City officials determined that the report could not legally be released under the Arkansas Freedom of Information Act, Scott's spokesman Aaron Sadler said in a text message. He did not elaborate on what made all or part of the report ineligible for release.

The investigation, requested by Scott last July after a Little Rock blogger and news media called attention to the pursuit, concerned the way the Police Department released information to the public, not the actions of the officers during the chase.

The vehicle crashed into trees off Chicot Road after passing into Saline County in the early morning hours of March 23, 2021. Police said officers had been tailing it since shortly after it was reported stolen by a parent of one of the teens inside.

Saline County deputies handled the initial investigation, and Little Rock police officials in a statement last July admitted they "never acknowledged" the incident, despite conducting an internal investigation into the actions of their officers.

Scott in a statement released at the time called the failure to release information "unacceptable" and tasked then-interim Chief Wayne Bewley with finding out if there had been any "deliberate effort to withhold information," identifying any "systemic failures" that could have caused the problem and developing "a corrective action plan to ensure this does not happen again."

Sadler on Thursday did not respond when asked about the corrective action plan or whether the results of the internal investigation were contrary to Scott's statement that the behavior was unacceptable.

Little Rock Vice Mayor Lance Hines on Thursday called for the mayor's office to release some of the findings in the internal investigation, KARK and FOX16 reporter Mitch McCoy tweeted.

Reached by the Arkansas Democrat-Gazette on Thursday night, Hines said via text message that he wants to know why the pursuit was not made public when it happened like any other fatal encounter involving the city's police and if or when police officials notified Scott of what happened.

It still was not fully clear who was being investigated as part of the internal review.

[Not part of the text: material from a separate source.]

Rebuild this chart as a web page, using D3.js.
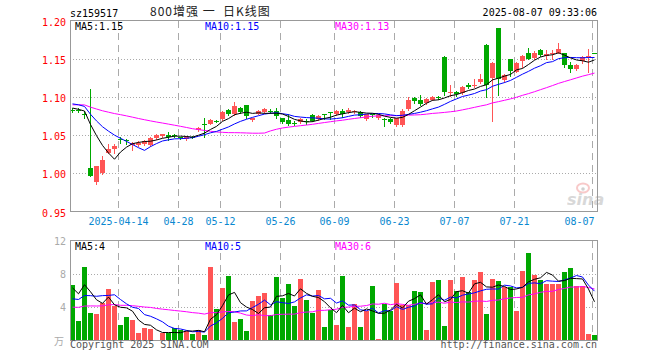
<!DOCTYPE html>
<html>
<head>
<meta charset="utf-8">
<script src="https://cdn.jsdelivr.net/npm/d3@7"></script>
<style>
body { margin: 0; background: #fff; }
text { font-family: "DejaVu Sans Mono", monospace; font-size: 10px; }
</style>
</head>
<body>
<div id="chart"></div>
<script>
// trading days shown (2025)
var dates = ["04-01","04-02","04-03","04-07","04-08","04-09","04-10","04-11","04-14","04-15",
  "04-16","04-17","04-18","04-21","04-22","04-23","04-24","04-25","04-28","04-29",
  "04-30","05-06","05-07","05-08","05-09","05-12","05-13","05-14","05-15","05-16",
  "05-19","05-20","05-21","05-22","05-23","05-26","05-27","05-28","05-29","05-30",
  "06-03","06-04","06-05","06-06","06-09","06-10","06-11","06-12","06-13","06-16",
  "06-17","06-18","06-19","06-20","06-23","06-24","06-25","06-26","06-27","06-30",
  "07-01","07-02","07-03","07-04","07-07","07-08","07-09","07-10","07-11","07-14",
  "07-15","07-16","07-17","07-18","07-21","07-22","07-23","07-24","07-25","07-28",
  "07-29","07-30","07-31","08-01","08-04","08-05","08-06","08-07"];

var open = [1.083,1.0825,1.078,1.007,0.988,1.000,1.026,1.032,1.045,1.043,
  1.037,1.037,1.038,1.037,1.046,1.049,1.050,1.050,1.047,1.045,
  1.048,1.057,1.064,1.065,1.069,1.071,1.083,1.077,1.086,1.089,
  1.070,1.078,1.080,1.082,1.082,1.072,1.070,1.066,1.067,1.069,
  1.076,1.071,1.077,1.080,1.077,1.0815,1.080,1.080,1.080,1.071,
  1.077,1.072,1.071,1.071,1.063,1.063,1.084,1.098,1.0965,1.092,
  1.0965,1.100,1.152,1.105,1.107,1.105,1.115,1.115,1.120,1.168,
  1.125,1.190,1.122,1.149,1.133,1.147,1.157,1.151,1.161,1.153,
  1.1575,1.158,1.157,1.142,1.136,1.147,1.153,1.158];

var high = [1.085,1.085,1.081,1.110,1.010,1.023,1.039,1.039,1.048,1.045,
  1.041,1.042,1.043,1.048,1.051,1.052,1.054,1.052,1.048,1.049,
  1.049,1.060,1.073,1.071,1.070,1.082,1.084,1.093,1.087,1.090,
  1.073,1.083,1.0855,1.084,1.085,1.073,1.078,1.068,1.072,1.071,
  1.077,1.076,1.078,1.080,1.0835,1.084,1.086,1.083,1.081,1.078,
  1.078,1.077,1.073,1.072,1.073,1.0845,1.1005,1.100,1.103,1.098,
  1.101,1.101,1.153,1.116,1.108,1.114,1.118,1.124,1.130,1.169,
  1.146,1.190,1.130,1.150,1.146,1.155,1.164,1.160,1.163,1.161,
  1.161,1.170,1.158,1.146,1.143,1.154,1.163,1.158];

var low = [1.080,1.080,1.073,0.996,0.986,0.999,1.026,1.027,1.040,1.038,
  1.030,1.036,1.037,1.036,1.045,1.048,1.044,1.047,1.045,1.044,
  1.046,1.056,1.048,1.064,1.067,1.070,1.076,1.076,1.079,1.073,
  1.069,1.077,1.079,1.079,1.073,1.066,1.063,1.063,1.066,1.065,
  1.068,1.070,1.071,1.071,1.076,1.0735,1.079,1.079,1.074,1.070,
  1.074,1.071,1.062,1.066,1.062,1.062,1.083,1.092,1.090,1.091,
  1.096,1.097,1.103,1.101,1.101,1.104,1.111,1.1125,1.118,1.100,
  1.069,1.102,1.119,1.127,1.132,1.139,1.149,1.150,1.154,1.149,
  1.149,1.157,1.139,1.133,1.135,1.144,1.133,1.157];

var close = [1.081,1.0815,1.077,0.997,1.010,1.017,1.032,1.036,1.044,1.042,
  1.040,1.040,1.042,1.046,1.050,1.051,1.047,1.049,1.046,1.048,
  1.047,1.059,1.063,1.070,1.068,1.080,1.077,1.088,1.080,1.075,
  1.072,1.081,1.084,1.081,1.075,1.067,1.065,1.065,1.071,1.068,
  1.069,1.075,1.076,1.079,1.082,1.077,1.083,1.082,1.075,1.077,
  1.076,1.076,1.070,1.067,1.072,1.081,1.0955,1.094,1.091,1.097,
  1.100,1.099,1.106,1.106,1.104,1.113,1.113,1.1155,1.123,1.115,
  1.145,1.124,1.129,1.134,1.145,1.154,1.150,1.157,1.155,1.1557,
  1.158,1.1627,1.142,1.137,1.142,1.1526,1.1535,1.157];

// volume (万)
var volume = [6.65,2.37,8.86,3.35,3.22,4.49,6.16,4.20,1.88,2.86,
  2.49,0.90,1.51,1.39,0.10,0.90,0.90,1.51,1.27,1.14,
  0.83,1.31,0.71,8.79,3.80,6.30,7.72,2.26,2.61,1.19,
  4.79,5.35,5.70,3.05,7.60,5.11,6.77,4.16,7.37,4.87,
  3.33,6.06,1.66,3.72,1.90,7.72,1.66,4.40,1.58,3.56,
  6.53,0.24,4.44,3.56,6.93,4.32,4.32,5.98,5.86,1.31,
  7.05,7.29,1.70,7.29,5.98,7.60,5.82,7.29,8.24,3.21,
  7.41,7.17,6.38,6.38,3.60,8.36,10.50,7.88,7.29,6.81,
  6.81,6.81,8.24,8.67,6.60,6.60,0.75,0.63];

// sessions before the window, only needed to start the moving averages
var preClose = [1.080,1.082,1.085,1.083,1.086,1.088,1.090,1.087,1.089,1.091,
  1.093,1.090,1.092,1.094,1.091,1.089,1.092,1.090,1.093,1.095,
  1.094,1.098,1.100,1.097,1.093,1.090,1.088,1.085,1.083];
var preVolume = [3.1,4.2,2.8,3.6,3.9,2.5,3.3,4.4,3.0,3.8,
  3.2,4.0,2.9,3.7,3.5,3.1,4.1,3.4,3.6,3.9,
  3.2,4.1,3.5,4.0,3.7,5.9,3.4,7.6,8.0];

var tickDates = ["04-14","04-28","05-12","05-26","06-09","06-23","07-07","07-21","08-07"];
var tickLabels = ["2025-04-14","04-28","05-12","05-26","06-09","06-23","07-07","07-21","08-07"];
var priceTicks = [0.95, 1.00, 1.05, 1.10, 1.15, 1.20];
var volTicks = [4, 8, 12];

var upColor = "#ff5555", downColor = "#00a800";
var maColors = {5: "#000000", 10: "#0000ff", 30: "#ff00ff"};

var svgWidth = 660, svgHeight = 360;
var left = 70, right = 598;

var svg = d3.select("#chart").append("svg")
  .attr("width", svgWidth)
  .attr("height", svgHeight);

var idx = d3.range(dates.length);
var x = d3.scaleBand().domain(idx).range([left, right]).padding(0);
var barW = x.bandwidth() - 1;
var cx = function(i) { return x(i) + barW / 2; };

var yPrice = d3.scaleLinear().domain([0.95, 1.20]).range([211.5, 20.5]);
var yVol = d3.scaleLinear().domain([0, 12]).range([340.5, 240.5]);

function movingAvg(pre, vals, n) {
  var all = pre.concat(vals);
  return idx.map(function(i) {
    var end = pre.length + i + 1;
    return d3.mean(all.slice(end - n, end));
  });
}

var defs = svg.append("defs");
defs.append("clipPath").attr("id", "clipP").append("rect")
  .attr("x", left).attr("y", 21).attr("width", 527).attr("height", 190);
defs.append("clipPath").attr("id", "clipV").append("rect")
  .attr("x", left).attr("y", 241).attr("width", 527).attr("height", 99);

// grid lines
var tickIdx = tickDates.map(function(d) { return dates.indexOf(d); });

function grid(yScale, hTicks, top, bottom) {
  var g = svg.append("g");
  g.selectAll("line.h").data(hTicks).enter().append("line")
    .attr("x1", left).attr("x2", 597)
    .attr("y1", function(d) { return Math.round(yScale(d)) + 0.5; })
    .attr("y2", function(d) { return Math.round(yScale(d)) + 0.5; })
    .attr("stroke", "#aaa").attr("stroke-dasharray", "1,2");
  g.selectAll("line.v").data(tickIdx).enter().append("line")
    .attr("x1", function(i) { return x(i) + 0.5; })
    .attr("x2", function(i) { return x(i) + 0.5; })
    .attr("y1", top).attr("y2", bottom)
    .attr("stroke", "#aaa").attr("stroke-dasharray", "7,5");
}
grid(yPrice, [1.00, 1.05, 1.10, 1.15], 21, 211);
grid(yVol, [4, 8], 241, 340);

// sina watermark
var logo = svg.append("g").attr("opacity", 0.45);
logo.append("ellipse").attr("cx", 583).attr("cy", 188).attr("rx", 6).attr("ry", 4.5)
  .attr("fill", "none").attr("stroke", "#f08a8a").attr("stroke-width", 2);
logo.append("circle").attr("cx", 583).attr("cy", 189).attr("r", 1.8).attr("fill", "#999");
logo.append("text").attr("x", 567).attr("y", 205)
  .style("font-family", "DejaVu Sans").style("font-size", "16px")
  .style("font-style", "italic").style("font-weight", "bold")
  .attr("fill", "#aaa").text("sina");

// candles
var candles = svg.append("g").attr("shape-rendering", "crispEdges");
var colorOf = function(i) { return close[i] > open[i] ? upColor : downColor; };

candles.selectAll("line").data(idx).enter().append("line")
  .attr("x1", function(i) { return x(i) + 2.5; })
  .attr("x2", function(i) { return x(i) + 2.5; })
  .attr("y1", function(i) { return Math.round(yPrice(high[i])); })
  .attr("y2", function(i) { return Math.round(yPrice(low[i])) + 1; })
  .attr("stroke", colorOf);

candles.selectAll("rect").data(idx).enter().append("rect")
  .attr("x", function(i) { return x(i); })
  .attr("width", barW)
  .attr("y", function(i) { return Math.round(yPrice(Math.max(open[i], close[i]))); })
  .attr("height", function(i) {
    var t = Math.round(yPrice(Math.max(open[i], close[i])));
    var b = Math.round(yPrice(Math.min(open[i], close[i])));
    return Math.max(1, b - t);
  })
  .attr("fill", colorOf);

// volume bars
svg.append("g").attr("shape-rendering", "crispEdges")
  .selectAll("rect").data(idx).enter().append("rect")
  .attr("x", function(i) { return x(i); })
  .attr("width", barW)
  .attr("y", function(i) { return Math.round(yVol(volume[i])); })
  .attr("height", function(i) { return 340 - Math.round(yVol(volume[i])); })
  .attr("fill", colorOf);

// moving averages
var priceMA = {}, volMA = {};
[5, 10, 30].forEach(function(n) {
  priceMA[n] = movingAvg(preClose, close, n);
  volMA[n] = movingAvg(preVolume, volume, n);
});

[30, 10, 5].forEach(function(n) {
  svg.append("path").datum(priceMA[n])
    .attr("clip-path", "url(#clipP)")
    .attr("fill", "none").attr("stroke", maColors[n]).attr("stroke-width", 1)
    .attr("d", d3.line().x(function(d, i) { return cx(i); }).y(function(d) { return yPrice(d); }));
  svg.append("path").datum(volMA[n])
    .attr("clip-path", "url(#clipV)")
    .attr("fill", "none").attr("stroke", maColors[n]).attr("stroke-width", 1)
    .attr("d", d3.line().x(function(d, i) { return cx(i); }).y(function(d) { return yVol(d); }));
});

// frames
svg.append("rect").attr("x", 70.5).attr("y", 20.5).attr("width", 527).attr("height", 191)
  .attr("fill", "none").attr("stroke", "#999");
svg.append("rect").attr("x", 70.5).attr("y", 240.5).attr("width", 527).attr("height", 100)
  .attr("fill", "none").attr("stroke", "#999");

// axes
var pAxis = svg.append("g").attr("transform", "translate(70,0)")
  .call(d3.axisLeft(yPrice).tickValues(priceTicks).tickFormat(d3.format(".2f")).tickSize(0).tickPadding(4));
pAxis.select(".domain").remove();
pAxis.selectAll("text").attr("dy", "4.5").attr("fill", "#ff0000")
  .style("font-family", "DejaVu Sans Mono").style("font-size", "10px");

var vAxis = svg.append("g").attr("transform", "translate(70,0)")
  .call(d3.axisLeft(yVol).tickValues(volTicks).tickSize(0).tickPadding(4));
vAxis.select(".domain").remove();
vAxis.selectAll("text").attr("dy", "3.5").attr("fill", "#aaa")
  .style("font-family", "DejaVu Sans Mono").style("font-size", "10px");

var xAxis = svg.append("g").attr("transform", "translate(0,212)")
  .call(d3.axisBottom(x).tickValues(tickIdx)
    .tickFormat(function(i) { return tickLabels[tickIdx.indexOf(i)]; })
    .tickSize(0).tickPadding(3));
xAxis.select(".domain").remove();
xAxis.selectAll("text").attr("dy", "10").attr("dx", -2.5).attr("fill", "#0a88d0")
  .style("font-family", "DejaVu Sans Mono").style("font-size", "10px")
  .filter(function(i) { return i === tickIdx[tickIdx.length - 1]; })
  .attr("text-anchor", "end").attr("dx", -0.5);

// header texts
function label(t, xx, yy, color, anchor) {
  return svg.append("text").attr("x", xx).attr("y", yy)
    .attr("fill", color).attr("text-anchor", anchor || "start").text(t);
}
label("sz159517", 70, 17, "#000");
svg.append("text").attr("x", 150).attr("y", 16)
  .style("font-family", "'Noto Sans CJK SC', sans-serif").style("font-size", "12px")
  .style("letter-spacing", "1px").style("white-space", "pre")
  .attr("fill", "#222").text("800增强 一  日K线图");
label("2025-08-07 09:33:06", 597, 16, "#000", "end");

label("MA5:" + priceMA[5][87].toFixed(2), 75, 29.5, maColors[5]);
label("MA10:" + priceMA[10][87].toFixed(2), 205, 29.5, maColors[10]);
label("MA30:" + priceMA[30][87].toFixed(2), 335, 29.5, maColors[30]);

label("MA5:" + Math.floor(volMA[5][87]), 75, 250, maColors[5]);
label("MA10:" + Math.floor(volMA[10][87]), 205, 250, maColors[10]);
label("MA30:" + Math.floor(volMA[30][87]), 335, 250, maColors[30]);

svg.append("text").attr("x", 54).attr("y", 345)
  .style("font-family", "'Noto Sans CJK SC', sans-serif").style("font-size", "10px")
  .attr("fill", "#aaa").text("万");
label("Copyright 2025 SINA.COM", 70, 348, "#555");
label("http://finance.sina.com.cn", 597, 348, "#555", "end");
</script>
</body>
</html>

Usually, police internal investigations are barred from release if they did not result in the suspension or termination of one of the people being investigated.

At the time Scott ordered the inquiry, Bewley said he would try to speak with former Chief Keith Humphrey about the pursuit, which happened while Humphrey was leading the department. But Humphrey would not be obligated to participate, Bewley said.

One of the officers involved, Joshua Thomas, was suspended without pay for five days in January 2022 after the department determined he violated policy by attempting to box in the stolen vehicle using his car and by disobeying a direct order not to pursue the vehicle driven by a minor.

The other officer's name was redacted from investigation documents because he was neither suspended nor terminated. The department has still not identified that officer but said in a statement last July that he resigned from the force after the pursuit.

Heavily redacted files from the department's inquiry into the officers' actions during the chase suggest the unidentified officer continued to pursue the stolen vehicle after the chase was called off, meaning that he would have also disobeyed a direct order. Any potential violations of department policy by the officer that were being investigated were redacted from the records.